RE: RE: RE: RE: RE: RE: RE: A joke You do not need GIS software to calculate the volume of possible pit sizes. I used a spreadsheet and calculated based on different angles at different depths. Without looking I believe I used something like 43 degrees for the first 50m, with roughly 1 degree increments per 50m afterward. It was all guesswork, though the math was right. For angle of 51 at the bottom I got something like 750 MT (based on the specific gravities, or tons per m3, in the resource report). That is around a 7 strip ratio, similar to what Longon said.
I drafted out the angles and such to match my calcs and, now that I think about how to describe the look, it seems like the typical picture of a uterus. The imagery of the Alaskite as a banana adds a certain funny twist.

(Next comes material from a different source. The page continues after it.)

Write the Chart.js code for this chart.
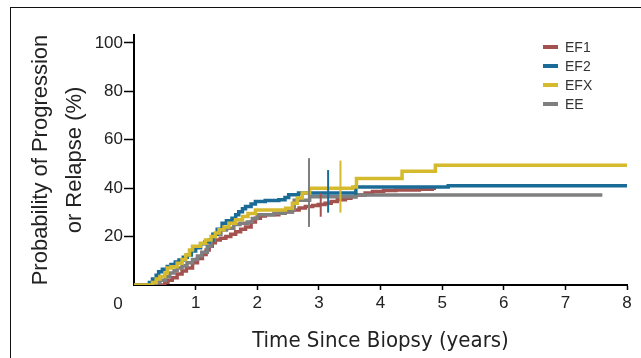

As for other numbers he uses, well I've done the same with many price/cost scenarios simply because I enjoy punching numbers. I'm learning to input the drill locations, grades and depths into GIS as a teaching project for myself. I see no problem with his numbers or objective reports of the numbers, and he's not lying about any of that as some would accuse, as far as I can tell. The conclusions he preaches based on those numbers are the issue. He, and his fellow pumpers/bashers, preach like the Lone Pine bible is a closed book whereas the longs maintain the attitude of awaiting further light and knowledge.
One thing I do not understand is the avoidance of including the 50 mil lbs inferred resource into the speculative numbers. Huge assumptions for moly price, costs and strip ratio are made but what about the relatively secure assumption of the inferred resource?